## WORK TO DO
Copy out each line of the data holding "matplotlib".

## DATA SECTION
— start —

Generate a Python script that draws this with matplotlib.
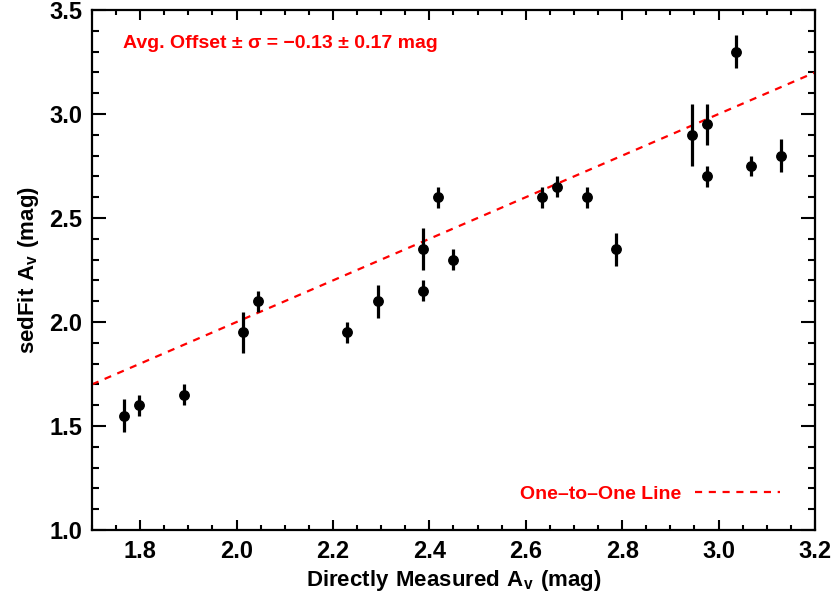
import matplotlib
matplotlib.use("Agg")
import matplotlib.pyplot as plt
import numpy as np
from matplotlib.ticker import MultipleLocator, FormatStrFormatter

#----------------------------------------------------------------------#

# Datos
medido = [1.766, 1.797, 1.890, 2.013, 2.044, 2.230, 2.293, 2.386, 2.386, 2.417, 2.448,
          2.633, 2.664, 2.726, 2.788, 2.944, 2.975, 2.975, 3.037, 3.068, 3.130]
sedfit = [1.55, 1.60, 1.65, 1.95, 2.10, 1.95, 2.10, 2.15, 2.35, 2.60, 2.30,
          2.60, 2.65, 2.60, 2.35, 2.90, 2.95, 2.70, 3.30, 2.75, 2.80]
error = [0.08, 0.05, 0.05, 0.10, 0.05, 0.05, 0.08, 0.05, 0.10, 0.05, 0.05,
         0.05, 0.05, 0.05, 0.08, 0.15, 0.10, 0.05, 0.08, 0.05, 0.08]
linea = [1.7, 3.2]

texto = "Avg. Offset \u00b1 \u03c3 = \u22120.13 \u00b1 0.17 mag"

#----------------------------------------------------------------------#

plt.rcParams['font.family'] = ['Liberation Sans', 'DejaVu Sans']
plt.rcParams['font.weight'] = 'bold'
plt.rcParams['mathtext.fontset'] = 'custom'
plt.rcParams['mathtext.rm'] = 'Liberation Sans:bold'
plt.rcParams['mathtext.bf'] = 'Liberation Sans:bold'
plt.rcParams['mathtext.default'] = 'bf'

fig = plt.figure(figsize=(8.33, 5.96), dpi=100)
ax = fig.add_axes([0.1104, 0.1107, 0.868, 0.8725])

# Linea uno a uno
ax.plot(linea, linea, color='red', lw=1.6, dashes=(3.2, 3.0),
        label='One\u2013to\u2013One Line')

# Puntos con barras de error
ax.errorbar(medido, sedfit, yerr=error, fmt='o', color='black', ms=6.8,
            elinewidth=2.3, capsize=0)

ax.set_xlim(1.7, 3.2)
ax.set_ylim(1.0, 3.5)
ax.xaxis.set_major_locator(MultipleLocator(0.2))
ax.xaxis.set_minor_locator(MultipleLocator(0.05))
ax.yaxis.set_major_locator(MultipleLocator(0.5))
ax.yaxis.set_minor_locator(MultipleLocator(0.1))
ax.xaxis.set_major_formatter(FormatStrFormatter('%.1f'))
ax.yaxis.set_major_formatter(FormatStrFormatter('%.1f'))

ax.tick_params(axis='both', which='both', direction='in', top=True, right=True,
               width=1.5, labelsize=17)
ax.tick_params(axis='x', which='major', length=7.5, pad=7.5)
ax.tick_params(axis='x', which='minor', length=3.8)
ax.tick_params(axis='y', which='major', length=10, pad=7)
ax.tick_params(axis='y', which='minor', length=5)
for s in ax.spines.values():
    s.set_linewidth(1.6)

ax.set_xlabel(r'$\mathbf{Directly\ Measured\ A_{v}\ (mag)}$', fontsize=16, labelpad=3)
ax.set_ylabel(r'$\mathbf{sedFit\ A_{v}\ (mag)}$', fontsize=16, labelpad=6)

ax.text(0.043, 0.935, texto, transform=ax.transAxes, color='red',
        fontsize=14, fontweight='bold', va='center', ha='left')

ax.legend(loc='center right', frameon=False, markerfirst=False, labelcolor='red',
          prop={'size': 14, 'weight': 'bold'}, handlelength=4.4, handletextpad=0.67,
          borderpad=0, borderaxespad=0, bbox_to_anchor=(0.952, 0.069))

fig.savefig('out.png', dpi=100)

— end —

## SOLUTION BELOW
Generate a Python script that draws this with matplotlib.
import matplotlib
matplotlib.use("Agg")
import matplotlib.pyplot as plt
from matplotlib.ticker import MultipleLocator, FormatStrFormatter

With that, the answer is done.